▶ [Available data]
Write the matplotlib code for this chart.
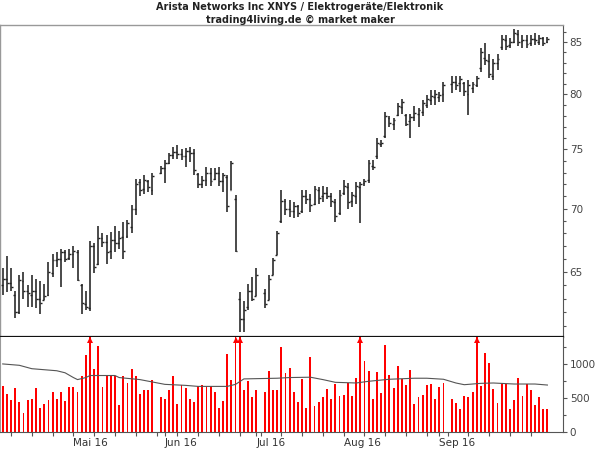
import numpy as np
import pandas as pd
import matplotlib
matplotlib.use('Agg')
import matplotlib.pyplot as plt
from matplotlib.ticker import FixedLocator, NullFormatter

# trading days (weekdays without US holidays)
first_day = '2016-04-07'
last_day = '2016-10-07'
holidays = ['2016-05-30', '2016-07-04', '2016-09-05']

highs = [65.3, 66.2, 65.3, 63.6, 64.8, 65.0, 64.0, 64.8, 64.5, 64.3, 64.1, 65.8, 66.4, 66.5, 66.8, 66.7,
         66.8, 67.0, 66.7, 64.1, 63.6, 67.4, 67.2, 68.6, 68.0, 67.9, 68.1, 68.6, 68.2, 68.9, 69.1, 70.3,
         72.5, 72.5, 72.8, 72.4, 73.0,
         73.6, 74.1, 74.7, 75.2, 75.4, 75.0, 75.1, 75.2, 75.0, 73.0, 72.7, 73.5, 73.4, 73.4, 73.5, 73.0,
         72.8, 74.0, 71.1, 63.5, 62.8, 64.1, 64.6, 65.3,
         63.7, 64.8, 66.1, 68.2, 71.5, 70.8, 70.7, 70.5, 70.3, 71.5, 71.5, 71.2, 71.9, 71.8, 71.9, 71.8,
         71.3, 70.8, 71.5, 72.4, 72.1, 71.4, 72.2, 72.2, 72.5, 74.1, 74.1, 76.0, 75.8, 78.4, 78.0, 77.8,
         79.2, 79.6, 78.2, 78.2, 78.9, 78.7, 79.5, 79.9, 80.4, 80.4, 80.2, 81.2,
         81.7, 81.7, 81.7, 81.2, 81.3, 81.2, 81.7, 84.4, 84.9, 83.9, 83.4, 83.9, 85.7, 85.7, 85.4, 86.3,
         86.2, 85.7, 85.7, 85.7, 85.9, 85.7, 85.5, 85.5]
lows = [63.3, 63.5, 63.6, 61.6, 61.9, 63.0, 62.4, 62.4, 62.3, 61.9, 62.9, 63.2, 64.6, 65.4, 63.9, 65.8,
        65.9, 65.3, 64.3, 61.9, 62.2, 62.1, 64.9, 65.5, 66.9, 65.6, 66.0, 66.5, 66.8, 66.0, 67.6, 68.0,
        69.5, 71.0, 71.2, 71.4, 71.1,
        72.9, 72.1, 73.7, 74.2, 74.2, 74.1, 73.5, 73.9, 72.8, 71.7, 71.7, 71.9, 71.9, 72.4, 71.9, 71.4,
        69.7, 71.5, 66.5, 60.6, 60.6, 62.2, 62.8, 63.2,
        62.3, 62.9, 64.8, 66.3, 68.8, 69.5, 69.3, 69.2, 69.3, 69.6, 70.4, 69.7, 70.3, 70.4, 70.5, 70.8,
        70.1, 68.9, 69.5, 71.1, 70.0, 70.1, 70.4, 68.8, 71.9, 72.1, 73.2, 74.2, 75.2, 76.0, 77.0, 76.7,
        78.0, 78.2, 77.1, 76.0, 77.5, 77.0, 78.0, 78.7, 79.0, 79.0, 79.3, 79.3,
        80.1, 80.4, 80.2, 79.8, 78.1, 80.1, 80.7, 82.1, 82.8, 81.5, 81.3, 82.3, 84.2, 84.2, 84.4, 84.9,
        84.6, 84.4, 84.4, 84.6, 84.7, 84.7, 84.6, 84.9]
opens = [64.0, 64.5, 64.2, 63.3, 62.0, 64.3, 63.6, 63.3, 63.6, 63.0, 62.9, 63.3, 64.9, 65.9, 66.0, 66.5,
         66.1, 66.4, 66.5, 64.0, 62.6, 62.3, 67.0, 65.6, 67.6, 67.3, 66.6, 67.5, 67.2, 67.7, 67.8, 68.5,
         70.0, 72.2, 71.6, 72.3, 71.5,
         73.0, 73.4, 73.8, 74.5, 74.8, 74.6, 74.4, 74.9, 74.7, 72.9, 72.0, 72.4, 73.0, 72.5, 73.0, 72.3,
         72.6, 71.5, 70.8, 63.0, 61.5, 62.4, 63.6, 63.2,
         63.4, 62.9, 64.8, 66.3, 69.0, 70.6, 70.0, 69.8, 70.2, 69.8, 71.0, 70.8, 70.4, 71.5, 71.0, 71.3,
         71.0, 70.5, 69.6, 71.3, 71.8, 70.6, 71.0, 71.8, 72.1, 72.4, 73.6, 74.4, 75.5, 76.2, 77.8, 77.3,
         78.1, 78.8, 78.1, 77.5, 77.9, 78.2, 78.4, 79.0, 79.5, 79.7, 79.7, 80.0,
         81.0, 81.2, 81.1, 81.1, 80.0, 80.6, 80.9, 82.5, 83.5, 83.2, 81.7, 83.0, 84.5, 85.2, 84.7, 85.0,
         85.8, 85.1, 85.2, 84.9, 85.3, 85.0, 85.4, 85.0]
closes = [64.5, 64.2, 63.9, 62.0, 64.4, 63.6, 63.4, 63.6, 63.0, 62.7, 63.2, 65.0, 65.9, 66.0, 66.5, 66.0,
          66.4, 66.6, 64.4, 62.7, 62.4, 67.0, 65.4, 67.6, 67.3, 66.5, 67.5, 67.2, 67.6, 66.6, 68.8, 70.0,
          72.0, 71.5, 72.4, 71.8, 72.7,
          73.4, 73.8, 74.5, 74.8, 74.6, 74.4, 74.9, 74.7, 73.2, 72.0, 72.4, 73.0, 72.3, 73.0, 72.3, 72.8,
          70.2, 73.8, 66.6, 61.5, 62.2, 63.6, 63.0, 64.8,
          62.6, 64.5, 65.9, 68.0, 70.6, 70.0, 69.8, 70.2, 69.6, 71.0, 70.8, 70.3, 71.6, 70.9, 71.3, 71.0,
          70.6, 69.4, 71.1, 71.9, 70.5, 71.1, 71.9, 72.0, 72.3, 73.8, 73.5, 75.6, 75.6, 78.0, 77.4, 77.6,
          78.9, 79.3, 77.3, 77.9, 78.3, 78.5, 79.2, 79.6, 79.8, 80.0, 79.9, 80.9,
          81.2, 80.9, 81.4, 80.3, 80.9, 81.0, 81.5, 84.0, 83.3, 81.9, 83.0, 83.4, 85.3, 84.6, 85.0, 85.9,
          85.0, 85.2, 84.8, 85.3, 85.2, 85.4, 84.9, 85.3]
volumes = [669, 556, 467, 644, 448, 276, 467, 482, 644, 349, 413, 467, 595, 482, 595, 458,
           664, 664, 590, 827, 1137, 1600, 925, 1260, 664, 827, 827, 817, 399, 817, 713, 925,
           817, 561, 615, 615, 767,
           521, 492, 615, 827, 413, 684, 644, 482, 448, 669, 694, 669, 669, 581, 349, 458,
           1151, 758, 2500, 2200, 615, 743, 507, 615,
           585, 891, 620, 620, 1245, 866, 940, 595, 448, 777, 359, 1097, 389, 443, 512, 635,
           487, 708, 536, 546, 718, 531, 792, 1700, 1048, 900, 482, 886, 571, 1284, 841, 644,
           974, 782, 689, 910, 408, 521, 546, 689, 708, 487, 664, 718,
           487, 433, 339, 531, 517, 595, 1650, 679, 1161, 1018, 635, 433, 708, 708, 335, 467,
           792, 531, 708, 620, 399, 521, 344, 335]

# moving average of volume, read at a few days
ma_days = ['2016-04-07', '2016-04-13', '2016-04-18', '2016-04-26', '2016-04-28', '2016-05-02',
           '2016-05-03', '2016-05-05', '2016-05-06', '2016-05-16', '2016-05-17', '2016-05-24',
           '2016-06-01', '2016-06-08', '2016-06-13', '2016-06-22', '2016-06-24', '2016-06-28',
           '2016-07-08', '2016-07-13', '2016-07-20', '2016-07-25', '2016-07-28', '2016-08-04',
           '2016-08-09', '2016-08-16', '2016-08-24', '2016-08-29', '2016-09-02', '2016-09-07',
           '2016-09-09', '2016-09-15', '2016-09-20', '2016-09-27', '2016-10-04', '2016-10-07']
ma_vals = [1000, 980, 930, 900, 870, 800, 770, 800, 830, 830, 800, 770, 700, 685, 670, 670, 700,
           780, 790, 800, 805, 770, 730, 720, 745, 775, 790, 790, 775, 720, 695, 715, 720, 705, 705, 690]

month_starts = ['2016-05-02', '2016-06-01', '2016-07-01', '2016-08-01', '2016-09-01']
month_labels = ['Mai 16', 'Jun 16', 'Jul 16', 'Aug 16', 'Sep 16']

title1 = 'Arista Networks Inc XNYS / Elektrogeräte/Elektronik'
title2 = 'trading4living.de © market maker'

all_days = pd.bdate_range(first_day, last_day)
trade_days = all_days.drop(pd.to_datetime(holidays))
x = all_days.get_indexer(trade_days).astype(float)
x_ma = all_days.get_indexer(pd.to_datetime(ma_days))
x_month = all_days.get_indexer(pd.to_datetime(month_starts))
x_monday = np.where(all_days.weekday == 0)[0]

highs = np.array(highs); lows = np.array(lows)
opens = np.array(opens); closes = np.array(closes)
volumes = np.array(volumes)

fig = plt.figure(figsize=(6, 4.5), dpi=100)
ax = fig.add_axes([0.0, 0.2522, 0.938, 0.6922])
axv = fig.add_axes([0.0, 0.04, 0.938, 0.2122])

bar_col = '#222222'
ax.vlines(x, lows, highs, color=bar_col, lw=1.15)
ax.hlines(opens, x - 0.45, x, color=bar_col, lw=1.0)
ax.hlines(closes, x, x + 0.45, color=bar_col, lw=1.0)

xlim = (-0.65, 134.7)
ax.set_xlim(xlim)
ax.set_yscale('log')
ax.set_ylim(60.28, 86.74)
ax.yaxis.set_major_locator(FixedLocator([65, 70, 75, 80, 85]))
ax.yaxis.set_minor_locator(FixedLocator(list(range(61, 87))))
ax.yaxis.set_major_formatter(plt.FuncFormatter(lambda v, p: '%d' % v))
ax.yaxis.set_minor_formatter(NullFormatter())
ax.yaxis.tick_right()
ax.tick_params(axis='y', which='major', length=3, width=0.8, color='#555555',
               labelsize=7.5, labelcolor='#444444', pad=2)
ax.tick_params(axis='y', which='minor', length=2, width=0.8, color='#555555')
ax.set_xticks([])

for s in ['top', 'left']:
    ax.spines[s].set_color('#999999')
    ax.spines[s].set_linewidth(1.0)
ax.spines['right'].set_color('#555555')
ax.spines['right'].set_linewidth(0.8)
ax.spines['bottom'].set_color('#111111')
ax.spines['bottom'].set_linewidth(1.6)

# volume panel
vtop = 1403
axv.bar(x, volumes, width=0.45, color='#ff0000', linewidth=0, antialiased=False)
clipped = volumes > vtop
axv.plot(x[clipped], np.full(clipped.sum(), vtop - 55), '^', color='#ff0000',
         markersize=4.5, markeredgewidth=0, clip_on=False)
axv.plot(x_ma, ma_vals, color='#555555', lw=0.8)
axv.set_xlim(xlim)
axv.set_ylim(0, vtop)
axv.yaxis.tick_right()
axv.yaxis.set_major_locator(FixedLocator([0, 500, 1000]))
axv.yaxis.set_minor_locator(FixedLocator([250, 750, 1250]))
axv.tick_params(axis='y', which='major', length=3, width=0.8, color='#555555',
                labelsize=7.5, labelcolor='#444444', pad=2)
axv.tick_params(axis='y', which='minor', length=2, width=0.8, color='#555555')

axv.xaxis.set_major_locator(FixedLocator(x_month))
axv.xaxis.set_minor_locator(FixedLocator(x_monday))
axv.set_xticklabels(month_labels, ha='left')
axv.tick_params(axis='x', which='both', length=3, width=0.8, color='#555555',
                labelsize=7.5, labelcolor='#333333', pad=1.5)
axv.spines['top'].set_visible(False)
axv.spines['left'].set_color('#999999')
axv.spines['right'].set_color('#555555')
axv.spines['right'].set_linewidth(0.8)
axv.spines['bottom'].set_color('#555555')
axv.spines['bottom'].set_linewidth(0.8)

fig.text(0.5, 1 - 7.5 / 450, title1, ha='center', va='center', fontsize=7.0,
         fontweight='bold', color='#222222')
fig.text(0.5, 1 - 19.5 / 450, title2, ha='center', va='center', fontsize=7.0,
         fontweight='bold', color='#222222')

fig.savefig('out.png', dpi=100)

▶ [Exercise description]
Repeat the listing above exactly from its first line to the line containing "holidays = ['2016-05-30', '2016-07-04', '2016-09-05']", both included, and omit the pictures.

▶ [Exercise solution]
Write the matplotlib code for this chart.
import numpy as np
import pandas as pd
import matplotlib
matplotlib.use('Agg')
import matplotlib.pyplot as plt
from matplotlib.ticker import FixedLocator, NullFormatter

# trading days (weekdays without US holidays)
first_day = '2016-04-07'
last_day = '2016-10-07'
holidays = ['2016-05-30', '2016-07-04', '2016-09-05']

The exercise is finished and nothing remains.